## Material
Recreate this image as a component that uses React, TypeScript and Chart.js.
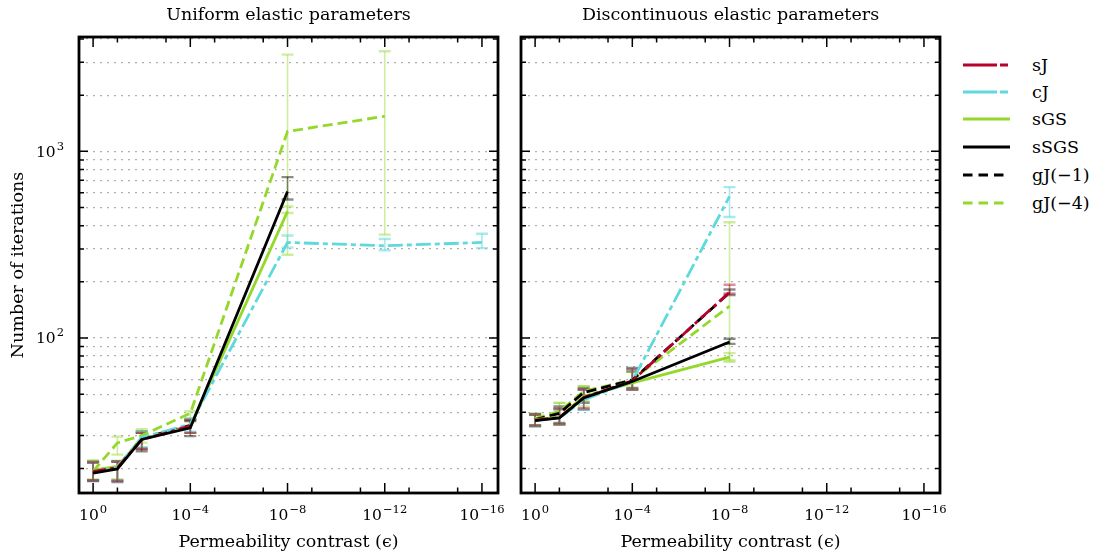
import React, { useEffect, useRef } from "react";
import { Chart, registerables } from "chart.js";

Chart.register(...registerables);

const FONT = "'DejaVu Serif', 'Liberation Serif', serif";

// x = n where epsilon = 10^-n
const epsExponents = [0, 1, 2, 4, 8, 12, 16];
const xMajorTickValues = [0, 4, 8, 12, 16];
const xMajorTickLabels = ["0", "−4", "−8", "−12", "−16"];
const xMinorTickValues = [1, 3, 5, 7, 9, 11, 13, 15];
const yMajorTickValues = [100, 1000];
const yMajorTickLabels = ["2", "3"];
const yMinorTickValues = [20, 30, 40, 50, 60, 70, 80, 90, 200, 300, 400, 500, 600, 700, 800, 900, 2000, 3000, 4000];
const yGridValues = [20, 30, 40, 50, 60, 70, 80, 90, 100, 200, 300, 400, 500, 600, 700, 800, 900, 1000, 2000, 3000, 4000];

const seriesNames = ["sJ", "cJ", "sGS", "sSGS", "gJ(−1)", "gJ(−4)"];
const seriesDrawOrder = [1, 2, 3, 0, 4, 5]; // lower = drawn on top

// ---- Uniform elastic parameters ----
const sJUniform = [19.3, 20.2, 28.5, 33.8];
const sJUniformLo = [17.3, 17.2, 25.5, 31.0];
const sJUniformHi = [21.5, 21.8, 31.0, 36.5];
const cJUniform = [19.2, 20.3, 29.3, 34.5, 325, 312, 325];
const cJUniformLo = [17.3, 17.2, 26.0, 31.5, 305, 295, 303];
const cJUniformHi = [21.5, 21.8, 31.5, 37.0, 354, 339, 362];
const sGSUniform = [19.6, 20.5, 28.8, 33.5, 477];
const sGSUniformLo = [17.5, 17.5, 25.8, 31.0, 467];
const sGSUniformHi = [22.0, 22.0, 31.5, 37.0, 506];
const sSGSUniform = [18.9, 19.9, 28.6, 33.0, 610];
const sSGSUniformLo = [17.1, 16.9, 24.7, 29.8, 552];
const sSGSUniformHi = [21.8, 21.8, 31.6, 36.0, 728];
const gJm1Uniform = [19.3, 20.2, 29.0, 34.0];
const gJm1UniformLo = [17.3, 17.2, 25.5, 31.0];
const gJm1UniformHi = [21.5, 21.8, 31.0, 36.5];
const gJm4Uniform = [19.3, 27.4, 30.0, 39.5, 1279, 1542];
const gJm4UniformLo = [17.3, 23.7, 27.5, 35.5, 279, 358];
const gJm4UniformHi = [22.0, 29.6, 32.5, 40.5, 3297, 3436];

// ---- Discontinuous elastic parameters ----
const sJDisc = [36.3, 37.5, 48.0, 59.0, 176];
const sJDiscLo = [34.0, 34.5, 42.0, 53.0, 173];
const sJDiscHi = [38.8, 42.0, 53.0, 68.0, 193];
const cJDisc = [36.2, 37.3, 46.5, 58.8, 574];
const cJDiscLo = [34.0, 34.5, 41.3, 53.0, 445];
const cJDiscHi = [38.8, 42.0, 52.8, 68.0, 643];
const sGSDisc = [36.5, 37.6, 48.5, 57.5, 79];
const sGSDiscLo = [34.0, 34.3, 43.0, 53.0, 76];
const sGSDiscHi = [38.8, 44.9, 55.1, 66.0, 83];
const sSGSDisc = [36.1, 37.3, 47.7, 58.5, 95.2];
const sSGSDiscLo = [33.6, 34.5, 41.3, 52.8, 93];
const sSGSDiscHi = [38.8, 41.5, 52.8, 69.0, 99];
const gJm1Disc = [36.5, 39.5, 51.0, 59.5, 175];
const gJm1DiscLo = [34.0, 35.0, 45.0, 54.0, 170];
const gJm1DiscHi = [39.0, 43.0, 54.0, 66.0, 182];
const gJm4Disc = [37.0, 40.5, 51.8, 59.8, 148];
const gJm4DiscLo = [34.0, 34.3, 46.0, 53.5, 74.6];
const gJm4DiscHi = [39.5, 44.9, 55.1, 66.0, 417];

const seriesStyles = [
  { color: "#b8002c", err: "rgba(184,0,44,0.45)", dash: [13, 4, 4, 4] },
  { color: "#5fd9dc", err: "rgba(95,217,220,0.55)", dash: [15, 4, 5, 4] },
  { color: "#95d82c", err: "rgba(149,216,44,0.45)", dash: [] as number[] },
  { color: "#000000", err: "rgba(0,0,0,0.45)", dash: [] as number[] },
  { color: "#000000", err: "rgba(0,0,0,0.45)", dash: [10, 5] },
  { color: "#95d82c", err: "rgba(149,216,44,0.45)", dash: [10, 5] },
];

function buildDatasets(vals: number[][], lo: number[][], hi: number[][]) {
  return seriesNames.map((name, i) => ({
    label: name,
    order: seriesDrawOrder[i],
    data: vals[i].map((v, j) => ({ x: epsExponents[j], y: v })),
    errLo: lo[i],
    errHi: hi[i],
    errColor: seriesStyles[i].err,
    borderColor: seriesStyles[i].color,
    backgroundColor: seriesStyles[i].color,
    borderDash: seriesStyles[i].dash,
    borderWidth: 2.8,
    pointRadius: 0,
    tension: 0,
    fill: false,
  }));
}

const errorBarPlugin = {
  id: "errorBars",
  beforeDatasetsDraw(chart: any) {
    const { ctx } = chart;
    const x = chart.scales.x;
    const y = chart.scales.y;
    ctx.save();
    const dss = chart.data.datasets;
    for (let i = dss.length - 1; i >= 0; i--) {
      const ds = dss[i];
      ctx.strokeStyle = ds.errColor;
      for (let j = 0; j < ds.errLo.length; j++) {
        const px = x.getPixelForValue(epsExponents[j]);
        const pl = y.getPixelForValue(ds.errLo[j]);
        const ph = y.getPixelForValue(ds.errHi[j]);
        ctx.lineWidth = 1.6;
        ctx.beginPath();
        ctx.moveTo(px, pl);
        ctx.lineTo(px, ph);
        ctx.stroke();
        ctx.lineWidth = 2.4;
        ctx.beginPath();
        ctx.moveTo(px - 6, pl);
        ctx.lineTo(px + 6, pl);
        ctx.moveTo(px - 6, ph);
        ctx.lineTo(px + 6, ph);
        ctx.stroke();
      }
    }
    ctx.restore();
  },
};

function drawPow(ctx: CanvasRenderingContext2D, sup: string, cx: number, baseY: number, align: string) {
  const baseFont = `15.5px ${FONT}`;
  const supFont = `11.5px ${FONT}`;
  ctx.font = baseFont;
  const bw = ctx.measureText("10").width;
  ctx.font = supFont;
  const sw = ctx.measureText(sup).width;
  const total = bw + 1 + sw;
  const left = align === "center" ? cx - total / 2 : cx - total;
  ctx.textAlign = "left";
  ctx.textBaseline = "alphabetic";
  ctx.fillStyle = "#000";
  ctx.font = baseFont;
  ctx.fillText("10", left, baseY);
  ctx.font = supFont;
  ctx.fillText(sup, left + bw + 1, baseY - 7);
}

function makeFramePlugin(showYLabels: boolean) {
  return {
    id: "frame",
    afterDraw(chart: any) {
      const { ctx, chartArea: a } = chart;
      const x = chart.scales.x;
      const y = chart.scales.y;
      ctx.save();
      ctx.strokeStyle = "#000";
      ctx.lineWidth = 1.5;
      ctx.beginPath();
      const xt = (vals: number[], len: number) => {
        vals.forEach((v) => {
          const px = x.getPixelForValue(v);
          ctx.moveTo(px, a.bottom);
          ctx.lineTo(px, a.bottom - len);
          ctx.moveTo(px, a.top);
          ctx.lineTo(px, a.top + len);
        });
      };
      const yt = (vals: number[], len: number) => {
        vals.forEach((v) => {
          const py = y.getPixelForValue(v);
          ctx.moveTo(a.left, py);
          ctx.lineTo(a.left + len, py);
          ctx.moveTo(a.right, py);
          ctx.lineTo(a.right - len, py);
        });
      };
      xt(xMajorTickValues, 10);
      xt(xMinorTickValues, 5.5);
      yt(yMajorTickValues, 9);
      yt(yMinorTickValues, 5);
      ctx.stroke();
      ctx.lineWidth = 2.8;
      ctx.strokeRect(a.left, a.top, a.right - a.left, a.bottom - a.top);
      xMajorTickValues.forEach((v, i) => {
        drawPow(ctx, xMajorTickLabels[i], x.getPixelForValue(v), a.bottom + 27, "center");
      });
      if (showYLabels) {
        yMajorTickValues.forEach((v, i) => {
          drawPow(ctx, yMajorTickLabels[i], a.left - 15, y.getPixelForValue(v) + 5.5, "right");
        });
      }
      ctx.restore();
    },
  };
}

function makeConfig(title: string, datasets: any[], left: boolean): any {
  return {
    type: "line",
    data: { datasets },
    plugins: [errorBarPlugin, makeFramePlugin(left)],
    options: {
      responsive: false,
      animation: false,
      devicePixelRatio: 1,
      layout: { padding: { left: 0, right: left ? 12 : 10, top: 0, bottom: 0 } },
      plugins: {
        legend: { display: false },
        tooltip: { enabled: false },
        title: {
          display: true,
          fullSize: false,
          text: title,
          color: "#000",
          font: { family: FONT, size: 17.5, weight: "normal" },
          padding: { top: 5, bottom: 11 },
        },
      },
      scales: {
        x: {
          type: "linear",
          min: -0.58,
          max: 16.66,
          afterBuildTicks: (s: any) => {
            s.ticks = xMajorTickValues.map((v) => ({ value: v }));
          },
          afterFit: (s: any) => {
            s.height = 61;
          },
          grid: { display: false, drawTicks: false },
          border: { display: false },
          ticks: { display: false },
          title: {
            display: true,
            text: "Permeability contrast (ϵ)",
            color: "#000",
            font: { family: FONT, size: 17.5, weight: "normal" },
            padding: { top: 0, bottom: 1 },
          },
        },
        y: {
          type: "logarithmic",
          min: 14.77,
          max: 4100,
          afterBuildTicks: (s: any) => {
            s.ticks = yGridValues.map((v) => ({ value: v }));
          },
          afterFit: (s: any) => {
            s.width = left ? 79 : 11;
          },
          grid: { display: true, drawTicks: false, color: "#b0b0b0", lineWidth: 1.2 },
          border: { display: false, dash: [2, 5] },
          ticks: { display: false },
          title: {
            display: left,
            text: "Number of iterations",
            color: "#000",
            font: { family: FONT, size: 17.5, weight: "normal" },
            padding: { top: 7.5, bottom: 0 },
          },
        },
      },
    },
  };
}

const legendRowsY = [65, 92, 119, 147, 175, 203];
const legendDash = ["34 3 8 100", "34 3 8 100", "", "", "9.5 6", "9.5 6"];

export default function App() {
  const leftRef = useRef<HTMLCanvasElement | null>(null);
  const rightRef = useRef<HTMLCanvasElement | null>(null);

  useEffect(() => {
    const uVals = [sJUniform, cJUniform, sGSUniform, sSGSUniform, gJm1Uniform, gJm4Uniform];
    const uLo = [sJUniformLo, cJUniformLo, sGSUniformLo, sSGSUniformLo, gJm1UniformLo, gJm4UniformLo];
    const uHi = [sJUniformHi, cJUniformHi, sGSUniformHi, sSGSUniformHi, gJm1UniformHi, gJm4UniformHi];
    const dVals = [sJDisc, cJDisc, sGSDisc, sSGSDisc, gJm1Disc, gJm4Disc];
    const dLo = [sJDiscLo, cJDiscLo, sGSDiscLo, sSGSDiscLo, gJm1DiscLo, gJm4DiscLo];
    const dHi = [sJDiscHi, cJDiscHi, sGSDiscHi, sSGSDiscHi, gJm1DiscHi, gJm4DiscHi];
    const c1 = new Chart(leftRef.current as HTMLCanvasElement, makeConfig("Uniform elastic parameters", buildDatasets(uVals, uLo, uHi), true));
    const c2 = new Chart(rightRef.current as HTMLCanvasElement, makeConfig("Discontinuous elastic parameters", buildDatasets(dVals, dLo, dHi), false));
    return () => {
      c1.destroy();
      c2.destroy();
    };
  }, []);

  return (
    <div style={{ position: "absolute", left: 0, top: 0, width: 1096, height: 554, background: "#fff", overflow: "hidden" }}>
      <canvas ref={leftRef} width={510} height={554} style={{ position: "absolute", left: 0, top: 0, width: 510, height: 554 }} />
      <canvas ref={rightRef} width={440} height={554} style={{ position: "absolute", left: 510, top: 0, width: 440, height: 554 }} />
      {seriesNames.map((name, i) => (
        <div key={name} style={{ position: "absolute", left: 960, top: legendRowsY[i] - 12, height: 24, width: 136, display: "flex", alignItems: "center" }}>
          <svg width={50} height={10} style={{ marginLeft: 3 }}>
            <line
              x1={0}
              y1={5}
              x2={seriesStyles[i].dash.length ? (i < 2 ? 45 : 41) : 47}
              y2={5}
              stroke={seriesStyles[i].color}
              strokeWidth={2.8}
              strokeDasharray={legendDash[i] || undefined}
            />
          </svg>
          <span style={{ marginLeft: 19, fontFamily: FONT, fontSize: 17.5, color: "#000", lineHeight: "24px", whiteSpace: "nowrap" }}>{name}</span>
        </div>
      ))}
    </div>
  );
}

## Exercise prompt
Starting at the first line of the material, output exactly the lines up to and including the one with "const seriesDrawOrder = [1, 2, 3, 0, 4, 5];". Do not include the pictures.

## Finished answer
Recreate this image as a component that uses React, TypeScript and Chart.js.
import React, { useEffect, useRef } from "react";
import { Chart, registerables } from "chart.js";

Chart.register(...registerables);

const FONT = "'DejaVu Serif', 'Liberation Serif', serif";

// x = n where epsilon = 10^-n
const epsExponents = [0, 1, 2, 4, 8, 12, 16];
const xMajorTickValues = [0, 4, 8, 12, 16];
const xMajorTickLabels = ["0", "−4", "−8", "−12", "−16"];
const xMinorTickValues = [1, 3, 5, 7, 9, 11, 13, 15];
const yMajorTickValues = [100, 1000];
const yMajorTickLabels = ["2", "3"];
const yMinorTickValues = [20, 30, 40, 50, 60, 70, 80, 90, 200, 300, 400, 500, 600, 700, 800, 900, 2000, 3000, 4000];
const yGridValues = [20, 30, 40, 50, 60, 70, 80, 90, 100, 200, 300, 400, 500, 600, 700, 800, 900, 1000, 2000, 3000, 4000];

const seriesNames = ["sJ", "cJ", "sGS", "sSGS", "gJ(−1)", "gJ(−4)"];
const seriesDrawOrder = [1, 2, 3, 0, 4, 5]; // lower = drawn on top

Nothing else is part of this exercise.